На сцене был выстроен почти настоящий класс и стояли настоящие парты. Двое друзей в школьной форме — блондин и брюнет — вели диалог.
— Не понимаю, — говорил брюнет. — И не хочу понимать. Ты же лучший математик в школе. Ты должен поступать в институт.
— Я не могу, — печально отвечал блондин. — Мама болеет, две сестренки, их надо кормить и учить. Мне придется идти работать.
— А почему бы не пойти работать сестрам? — спрашивал брюнет. — Здоровые уже девицы. Учатся плохо, да и не хотят учиться. Они замуж хотят. А ты потеряешь несколько лет. А для математики нужны молодые мозги. У меня тоже братья. Ничего, пусть идут работать, а если хотят учиться, окончат вечернюю школу. Не надо жертв, тем более что эти жертвы никто не оценит. Даже если твои сестры не окончат среднюю школу, мир не много потеряет, рожать они будут и с восьмилетним образованием. А наука лишится блестящего математика.
— Есть еще одно обстоятельство, — печально сказал блондин. — Ты же знаешь, я дружу с Антониной.
— Ну и дружи на здоровье, — сказал брюнет.
— Но дело в том, что она беременна, — сказал блондин.
— Ну и что? — удивился брюнет.
— Она беременна от меня, — сказал блондин. — Она родит через полгода. Какая же учеба с маленьким ребенком?
— Пусть сделает аборт, — сказал брюнет.
— Как можно! — сказал блондин. — Врачи говорят, что если прервать первую беременность, то у нее может никогда не быть детей. Так что выхода у меня пока нет. Ты уезжай поступать, а я останусь.
— Ну и дурак, — сказал брюнет.
— Какой уж есть, — печально ответил блондин. — Извини, но я не могу бросить мать, сестер и Антонину.
— Значит, ты предпочитаешь бросить математику? — спросил брюнет.
Блондин молчал.
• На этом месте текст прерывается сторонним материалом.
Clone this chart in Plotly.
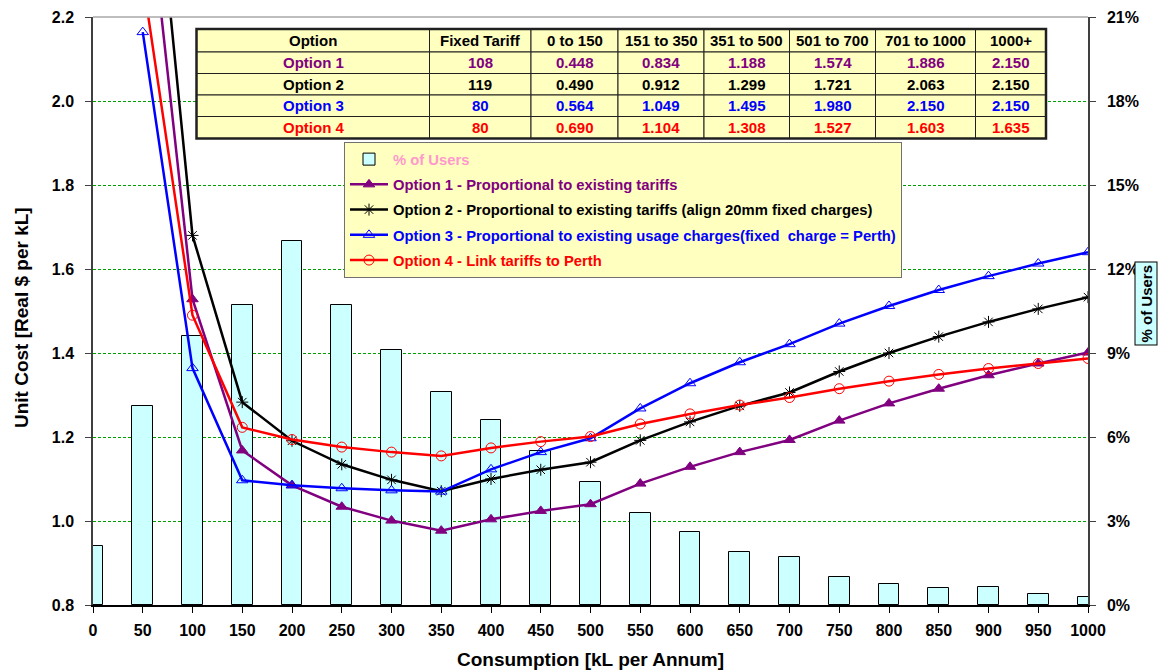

Заиграла печальная музыка, занавес начал закрываться, в зале вспыхнул свет, и женщины, не ожидая, когда закончатся аплодисменты, бросились во главе с Венькой Ильиным к выходу, чтобы успеть занять очередь в буфете.
Их усилия увенчались успехом, они были первыми, а учительницы и модистка — одними из последних, потому что, наверное, считали, что неприлично бежать опрометью через фойе к буфету. Ну, если вы такие совестливые, постойте.